Merge uses the given regular expression pattern to select a line together with a specified number of lines before and after it. A select specification (not the same as the command) then details which of those lines are to be merged and in what order using a specified "glue" string. Most useful when combined with Transforms, as described next.

MergeTransform

MergeTransform combines the merge command with a set of transformations to be applied to each of the selected lines before they are merged.

PluckColumns

PluckColumns specifies which columns of each incoming CSV line are to be retained and in what order they are to be output.

Examples

There are several example instruction files in Asheville sample_data directory. The processAll.sh Bash script shows all the commands used to transform the various raw data files in the data directory to their canonical formats in the canonical directory. These instruction files also contain some comments that further document how the processing commands work.

The avl_actual.json instruction file is probably the easiest to understand. It selects lines containing budget entries, performs a transformation on them to break up the account-string into a set of account and category columns, and then plucks and reorders the columns into the needed form.
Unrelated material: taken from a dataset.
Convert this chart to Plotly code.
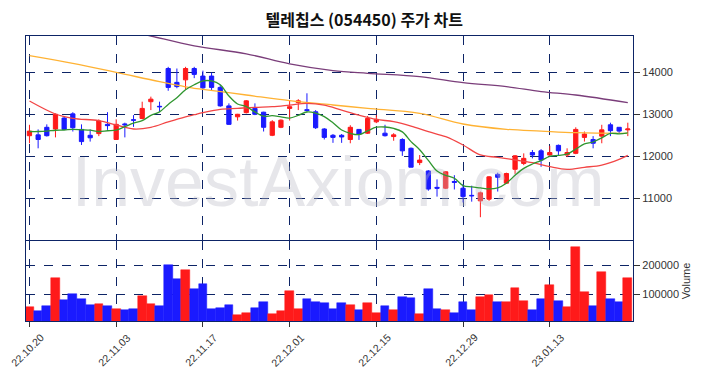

The extract_accounts.json is similar, except that it performs a series of transformations to label accounts by type (expense, revenue, etc.).

The avl_budget.json file makes use of MergeTransform since the information we need is actually spread across multiple lines.

Finally, a number of files are processed using the null.json instruction file which has no instructions. This just runs the original file through the processor without doing anything to the lines except replacing the end-of-line character (helps in viewing files that were created on other operating systems if you're on a Mac).

The Canonical Formats

For now we will keep the canonical formats very simple. Most are obvious from viewing the files in the Asheville canonical directory. The budget and actual spending data files require a bit of comment. They consist of a header row (which is ignored) followed by an arbitrary number of data rows. Each data row consists of:

  • Account Code
  • Amount
  • One or more category code columns, in the order established by the dataset definition

Possible Future Format

The canonical CSV format for a set of data items consists of a (required) header row, optional parameter rows (any row after the header can contain a new set of parameters, but especially the second row to set parameters for the rest of the file if other than the default), and an arbitrary number of data rows.

No parameter row is required. If not set, then the default format above is assumed. If a parameter row exists, then the following more general format is allowed:

  • Account Code
  • nPeriods Data item columns (column labels specify period)
  • nCategories Category Code columns (column labels specify category type)
  • Arbitrary number of additional-properties columns that will be stored as name:value pairs, with the name given by the column header.

Parameter rows have 2 columns. The first contains the string "#GBE#", the second contains a JSON string with name:value pairs setting various parameters used in processing the file. For now the main parameters are nCategories and nPeriods. Later we'll probably have things like whether accounts or categories should be created when unknown or ignored, or should cause an error.

A parameter row may be occur on any row and will change settings for all subsequent rows.